This article first appeared on the Official Website of the Islamic Resistance in Lebanon.
As the Israeli occupation army withdrew from southern Lebanon on May 24, 2000, Zeinab al Mohammad, a resident of Tyre, set out for the liberated village of Adaisseh with her sister Siham, Siham’s husband—a native of the village—and their children. En route, Zeinab’s jeep was attacked by Israeli helicopters, causing the passengers to abandon the vehicle, which was subsequently destroyed. There were no casualties, although Siham’s infant daughter was dropped during the family’s dispersal and only recovered once the helicopters had moved on.
This is merely one of a countless number of episodes confirming that unilateral Israeli territorial withdrawals are not indicative of a shift in the state’s bellicose orientation, something that was underscored yet again in July and August of 2006 with the murder of approximately 1200 Lebanese civilians. The July War was initially described as retaliation for Hezbollah’s behavior but was subsequently acknowledged to have been planned in advance; as for other Israeli actions incongruent with the term “withdrawal,” these include periodic incursions by the Israel Defense Forces (IDF) into Lebanese territory and regular violations of Lebanese airspace by Israeli aircraft, some of which break the sound barrier as a courtesy gesture to Lebanese citizens below.

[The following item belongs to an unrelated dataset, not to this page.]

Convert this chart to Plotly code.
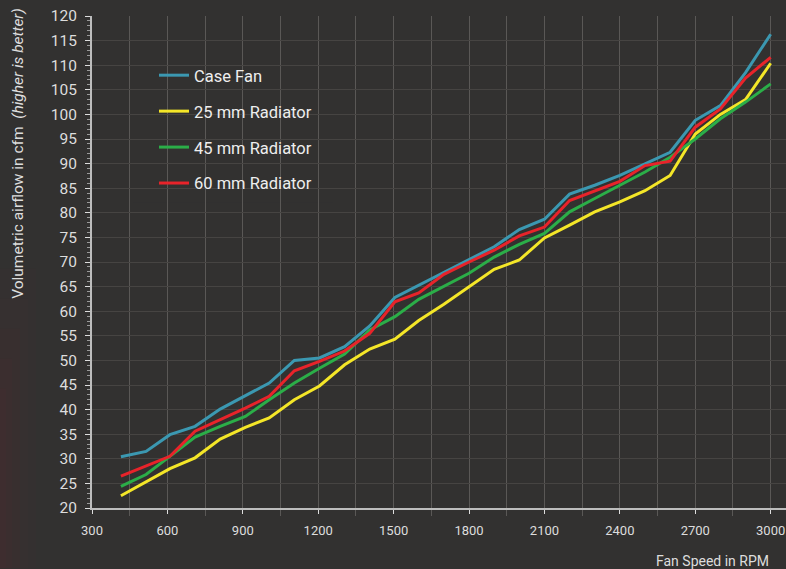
import plotly.graph_objects as go

rpm = [415, 515, 610, 710, 810, 910, 1005, 1105, 1205, 1305, 1405, 1505, 1600, 1700,
       1800, 1900, 2000, 2100, 2200, 2300, 2400, 2500, 2600, 2700, 2800, 2900, 3000]

case_fan = [30.4, 31.5, 34.9, 36.6, 40.1, 42.9, 45.4, 50.0, 50.5, 52.8, 57.0, 62.8, 65.3, 68.0,
            70.5, 73.1, 76.6, 78.7, 83.8, 85.6, 87.6, 90.0, 92.3, 98.8, 101.8, 108.5, 116.3]
rad_25 = [22.5, 25.3, 28.0, 30.2, 34.0, 36.4, 38.3, 42.0, 44.8, 49.1, 52.3, 54.3, 58.1, 61.4,
          65.0, 68.5, 70.4, 74.9, 77.5, 80.2, 82.2, 84.5, 87.6, 96.0, 100.0, 103.0, 110.4]
rad_45 = [24.4, 26.8, 30.5, 34.4, 36.6, 38.6, 42.0, 45.4, 48.4, 51.3, 56.2, 58.9, 62.4, 65.0,
          67.7, 71.0, 73.6, 75.8, 80.2, 82.9, 85.6, 88.3, 91.3, 95.0, 99.1, 102.5, 106.2]
rad_60 = [26.5, 28.6, 30.5, 35.6, 37.9, 40.3, 42.7, 47.9, 49.8, 51.9, 55.5, 61.9, 63.7, 67.5,
          70.0, 72.4, 75.3, 77.1, 82.5, 84.5, 86.4, 89.6, 90.5, 97.4, 101.1, 107.4, 111.6]

series_names = ["Case Fan", "25 mm Radiator", "45 mm Radiator", "60 mm Radiator"]
series_values = [case_fan, rad_25, rad_45, rad_60]
series_colors = ["#3b98b1", "#f4e628", "#2bae48", "#e8232a"]

BG = "#323130"
FONT = "Roboto"

fig = go.Figure()
for i, (name, vals, col) in enumerate(zip(series_names, series_values, series_colors)):
    fig.add_trace(go.Scatter(
        x=rpm, y=vals, name=name, mode="lines",
        line=dict(color=col, width=3),
        legendgroup=f"g{i}",
    ))

shapes = [
    # legend backdrop hiding gridlines
    dict(type="rect", xref="paper", yref="paper",
         x0=(133 - 92) / 694, x1=(333 - 92) / 694,
         y0=(508.5 - 203) / 492.5, y1=(508.5 - 53) / 492.5,
         fillcolor=BG, line=dict(width=0), layer="between"),
]
# subtle reddish glow at the left edge
for w, h, op in [(36, 300, 0.035), (28, 270, 0.04), (20, 240, 0.045), (12, 210, 0.05), (6, 180, 0.05)]:
    shapes.append(dict(type="rect", xref="paper", yref="paper",
                       x0=-92 / 694, x1=(w - 92) / 694,
                       y0=(508.5 - 569) / 492.5, y1=(508.5 - (569 - h)) / 492.5,
                       fillcolor="#7a2838", opacity=op, line=dict(width=0), layer="below"))

fig.update_layout(
    width=786, height=569,
    margin=dict(l=92, r=0, t=16, b=60.5),
    paper_bgcolor=BG, plot_bgcolor=BG,
    font=dict(family=FONT, color="#dddddd"),
    shapes=shapes,
    showlegend=True,
    legend=dict(
        x=(154 - 92) / 694, y=(508.5 - 58) / 492.5,
        xanchor="left", yanchor="top",
        bgcolor="rgba(0,0,0,0)",
        font=dict(family=FONT, size=16.5, color="#eeeeee"),
        traceorder="grouped", tracegroupgap=11.5,
    ),
    xaxis=dict(
        range=[300, 3061], tick0=300, dtick=300,
        showgrid=True, gridcolor="#5a5856", gridwidth=1,
        showline=True, linecolor="#bdbdbd", linewidth=2,
        ticks="outside", ticklen=4, tickcolor="#dddddd", tickwidth=1,
        ticklabelstandoff=5,
        tickfont=dict(family=FONT, size=13, color="#dddddd"),
        minor=dict(dtick=150, tick0=300, showgrid=True, gridcolor="#5a5856",
                   ticks="outside", ticklen=6, tickcolor="#5a5856"),
        zeroline=False,
    ),
    yaxis=dict(
        range=[20, 120], tick0=20, dtick=5,
        showgrid=True, gridcolor="#464442", gridwidth=1,
        showline=True, linecolor="#bdbdbd", linewidth=2,
        ticks="outside", ticklen=5, tickcolor="#dddddd", tickwidth=1,
        ticklabelstandoff=5,
        tickfont=dict(family=FONT, size=15.5, color="#dddddd"),
        minor=dict(dtick=1, ticks="outside", ticklen=3, tickcolor="#9a9a9a", showgrid=False),
        zeroline=False,
    ),
    annotations=[
        dict(text="Fan Speed in RPM", xref="paper", yref="paper",
             x=(771 - 92) / 694, y=(508.5 - 562) / 492.5,
             xanchor="right", yanchor="middle", showarrow=False,
             font=dict(family=FONT, size=14, color="#dddddd")),
        dict(text="Volumetric airflow in cfm  <i>(higher is better)</i>",
             xref="paper", yref="paper",
             x=(18 - 92) / 694, y=(508.5 - 154) / 492.5,
             xanchor="center", yanchor="middle", textangle=-90, showarrow=False,
             font=dict(family=FONT, size=15.5, color="#dddddd")),
    ],
)

fig.write_html("out.html", config={"displayModeBar": False},
               post_script="document.body.style.margin='0';document.body.style.overflow='hidden';")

During my visit to south Lebanon earlier this month, predictions of an impending Israeli attack abounded, and friends reported keeping bags with essential personal items next to the doors of their homes in case they were required to evacuate at a moment’s notice. It is in denying the citizens of Lebanon a sense of permanence and stability that Israel attempts to prevent a consolidation of strength on the part of the Resistance, although judging from the course and outcome of the July War this policy has in fact had the opposite effect.
Before it became blatantly apparent that Israel was incapable of eliminating Hezbollah from the regional hierarchy of power, United States Secretary of State Condoleezza Rice classified the 2006 assault on Lebanon as the “birth pangs of a new Middle East.” Other prominent figures who have in the past identified a potential regional model in Israeli policy vis-à-vis Lebanon include The New York Times foreign affairs columnist Thomas Friedman, whose 2004 argument in favor of a unilateral Israeli withdrawal from Gaza was based on his claim that, by withdrawing from south Lebanon, Israel “went from holding the strategic and moral low ground, to holding the strategic and moral high ground.”
According to Friedman, Israel’s supposed multifaceted ascension occurred as follows:
When Israel was occupying south Lebanon it was embroiled in a guerrilla war in which it could never use its vast military superiority. It was going mano a mano with Hezbollah. Worse, any Hezbollah attack on Israel was seen by the world as legitimate resistance. Once Israel was out, it could use its superior air power to retaliate for Hezbollah attacks — and the world didn’t care.”
Not explained is how “going mano a mano” accounts for such events as the murder of over 100 civilians at the United Nations compound in Qana in 1996. As for the world’s cares, these are suggested by superpower machinations to postpone ceasefires in Israeli wars on its neighbors, such as the 2008-09 attack on Gaza in which Gazan civilians enjoyed 400 times as many casualties as their Israeli counterparts and which highlighted the strategic and moral high ground attained by Israel in its unilateral “withdrawal” from said territory in 2005. Additional moral high ground has been staked out by denying Gazans access to hospitals and preventing them from obtaining pencils and tahini.
Since its foundation, the state of Israel has consistently invoked victimhood to justify warmongering regional policies. A truly new Middle East would thus be one in which moral accreditation is not granted based on the deliberate inversion of aggressor and victim.